Description
When sample weights are provided, RidgeCV never uses an SVD decomposition of the
design matrix and always uses an eigendecomposition of the Gram matrix:
scikit-learn/sklearn/linear_model/ridge.py
Line 1036 in 7389dba
I'm not sure why this is the case. The strategy of multiplying X and Y by the
square root of the sample weights, used when cv_mode is 'eigen', should work in
the same way for the svd solver.
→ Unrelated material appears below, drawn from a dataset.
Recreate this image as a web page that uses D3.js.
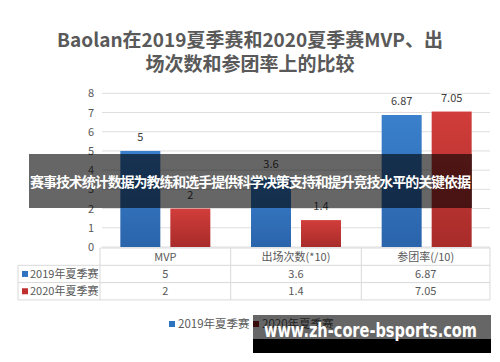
<!DOCTYPE html>
<html>
<head>
<meta charset="utf-8">
<script src="https://cdn.jsdelivr.net/npm/d3@7"></script>
<style>
  body { margin: 0; background: #fff; }
  svg { display: block; font-family: "Noto Sans CJK SC", "Noto Sans", sans-serif; }
</style>
</head>
<body>
<div id="chart"></div>
<script>
// data
const categories = ["MVP", "出场次数(*10)", "参团率(/10)"];
const seriesNames = ["2019年夏季赛", "2020年夏季赛"];
const values2019 = [5, 3.6, 6.87];
const values2020 = [2, 1.4, 7.05];
const yTicks = [0, 1, 2, 3, 4, 5, 6, 7, 8];
const titleLines = ["Baolan在2019夏季赛和2020夏季赛MVP、出", "场次数和参团率上的比较"];
const bannerText = "赛事技术统计数据为教练和选手提供科学决策支持和提升竞技水平的关键依据";
const siteText = "www.zh-core-bsports.com";

const width = 500;
const height = 362;
const svg = d3.select('#chart').append('svg')
    .attr('width', width)
    .attr('height', height);

const colors = ['#2f74c0', '#c0302e'];

// gradients for the bars
const defs = svg.append('defs');
const gBlue = defs.append('linearGradient').attr('id', 'gBlue').attr('x1', 0).attr('y1', 0).attr('x2', 0).attr('y2', 1);
gBlue.append('stop').attr('offset', '0%').attr('stop-color', '#3a80cc');
gBlue.append('stop').attr('offset', '100%').attr('stop-color', '#2a64ab');
const gRed = defs.append('linearGradient').attr('id', 'gRed').attr('x1', 0).attr('y1', 0).attr('x2', 0).attr('y2', 1);
gRed.append('stop').attr('offset', '0%').attr('stop-color', '#d13d3a');
gRed.append('stop').attr('offset', '100%').attr('stop-color', '#a82c2a');

// title
svg.append('g').selectAll('text')
    .data(titleLines)
    .enter()
    .append('text')
    .attr('x', 250)
    .attr('y', (d, i) => 47 + i * 24)
    .attr('text-anchor', 'middle')
    .attr('font-size', 19)
    .attr('font-weight', 'bold')
    .attr('fill', '#595959')
    .text(d => d);

// scales
const y = d3.scaleLinear().domain([0, 8]).range([247, 93.3]);
const x0 = d3.scaleBand().domain(categories).range([100, 492]);

// gridlines and tick labels
const axis = svg.append('g');
axis.selectAll('line')
    .data(yTicks)
    .enter()
    .append('line')
    .attr('x1', 102)
    .attr('x2', 490)
    .attr('y1', d => y(d))
    .attr('y2', d => y(d))
    .attr('stroke', '#dedede')
    .attr('stroke-width', 1);
axis.selectAll('text')
    .data(yTicks)
    .enter()
    .append('text')
    .attr('x', 94)
    .attr('y', d => y(d) + 4)
    .attr('text-anchor', 'end')
    .attr('font-size', 11)
    .attr('fill', '#595959')
    .text(d => d);

// bars
const rows = [values2019, values2020];
const fills = ['url(#gBlue)', 'url(#gRed)'];
const bars = svg.append('g');
categories.forEach((cat, ci) => {
    const c = x0(cat) + x0.bandwidth() / 2;
    const x1 = d3.scaleBand().domain(seriesNames).range([c - 45, c + 45]).paddingInner(0.2);
    seriesNames.forEach((s, si) => {
        const v = rows[si][ci];
        bars.append('rect')
            .attr('x', x1(s))
            .attr('y', y(v))
            .attr('width', x1.bandwidth())
            .attr('height', y(0) - y(v))
            .attr('fill', fills[si]);
        bars.append('text')
            .attr('x', x1(s) + x1.bandwidth() / 2)
            .attr('y', y(v) - 10)
            .attr('text-anchor', 'middle')
            .attr('font-size', 11)
            .attr('fill', '#404040')
            .text(v);
    });
});

// data table under the chart
const table = svg.append('g');
const tLeft = 18, tRight = 490, tTop = 248, rowH = 17.3;
const lineColor = '#d9d9d9';
// horizontal lines
table.append('line').attr('x1', 100).attr('x2', tRight).attr('y1', tTop).attr('y2', tTop).attr('stroke', lineColor);
[1, 2, 3].forEach(r => {
    table.append('line')
        .attr('x1', tLeft).attr('x2', tRight)
        .attr('y1', tTop + r * rowH).attr('y2', tTop + r * rowH)
        .attr('stroke', lineColor);
});
// vertical lines
table.append('line').attr('x1', tLeft).attr('x2', tLeft).attr('y1', tTop + rowH).attr('y2', tTop + 3 * rowH).attr('stroke', lineColor);
categories.forEach(cat => {
    table.append('line')
        .attr('x1', x0(cat)).attr('x2', x0(cat))
        .attr('y1', tTop).attr('y2', tTop + 3 * rowH)
        .attr('stroke', lineColor);
});
table.append('line').attr('x1', tRight).attr('x2', tRight).attr('y1', tTop).attr('y2', tTop + 3 * rowH).attr('stroke', lineColor);
// header text
categories.forEach(cat => {
    table.append('text')
        .attr('x', x0(cat) + (Math.min(x0(cat) + x0.bandwidth(), tRight) - x0(cat)) / 2)
        .attr('y', tTop + rowH / 2 + 4)
        .attr('text-anchor', 'middle')
        .attr('font-size', 11)
        .attr('fill', '#595959')
        .text(cat);
});
// series rows
seriesNames.forEach((s, si) => {
    const ry = tTop + (si + 1) * rowH;
    table.append('rect')
        .attr('x', 22).attr('y', ry + rowH / 2 - 3)
        .attr('width', 6).attr('height', 6)
        .attr('fill', colors[si]);
    table.append('text')
        .attr('x', 30).attr('y', ry + rowH / 2 + 4)
        .attr('font-size', 11)
        .attr('fill', '#595959')
        .text(s);
    categories.forEach((cat, ci) => {
        table.append('text')
            .attr('x', x0(cat) + (Math.min(x0(cat) + x0.bandwidth(), tRight) - x0(cat)) / 2)
            .attr('y', ry + rowH / 2 + 4)
            .attr('text-anchor', 'middle')
            .attr('font-size', 11)
            .attr('fill', '#595959')
            .text(rows[si][ci]);
    });
});

// legend
const legend = svg.append('g');
const legendX = [169, 253];
seriesNames.forEach((s, si) => {
    legend.append('rect')
        .attr('x', legendX[si]).attr('y', 321)
        .attr('width', 6).attr('height', 6)
        .attr('fill', si === 0 ? colors[0] : '#8e2020');
    legend.append('text')
        .attr('x', legendX[si] + 9).attr('y', 328)
        .attr('font-size', 11.5)
        .attr('fill', '#595959')
        .text(s);
});

// overlay banner
svg.append('rect')
    .attr('x', 29).attr('y', 154)
    .attr('width', 443).attr('height', 54)
    .attr('fill', 'rgba(0,0,0,0.6)');
svg.append('text')
    .attr('x', 30).attr('y', 187)
    .attr('font-size', 14)
    .attr('font-weight', 'bold')
    .attr('fill', '#fff')
    .attr('textLength', 441)
    .text(bannerText);

// site watermark
svg.append('rect')
    .attr('x', 253).attr('y', 315)
    .attr('width', 238).attr('height', 24)
    .attr('fill', 'rgba(0,0,0,0.6)');
svg.append('rect')
    .attr('x', 253).attr('y', 339)
    .attr('width', 238).attr('height', 14)
    .attr('fill', '#000');
svg.append('text')
    .attr('x', 264).attr('y', 337)
    .attr('font-family', '"DejaVu Sans", sans-serif')
    .attr('font-size', 19)
    .attr('font-weight', 'bold')
    .attr('fill', '#fff')
    .attr('textLength', 213)
    .attr('lengthAdjust', 'spacingAndGlyphs')
    .text(siteText);
</script>
</body>
</html>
If I simply remove the lines that set cv_mode
to 'eigen' when sample_weights are provided, the tests still pass and the fitted
coeficients are the same wether we use 'eigen' or 'svd'. does somebody know what
I am missing?
At the very least, a warning could be emitted when the gram matrix is used,
despite the number of samples being greater than the number of features, because
of the sample weights. otherwise a user fitting a RidgeCV with many samples, few
features, sample weights, and the default parameters, might be surprised to see that it takes a
long time and a lot of memory. at the moment, such a warning is only emitted
when the user explicitely asked for gcv_mode='svd':
scikit-learn/sklearn/linear_model/ridge.py
Line 1034 in 7389dba
scikit-learn/sklearn/linear_model/ridge.py
Line 1037 in 7389dba
Also, this warning message could be a bit more explicit, explaining the
performance implications of using 'eigen' rather than 'svd' when n samples > n
features.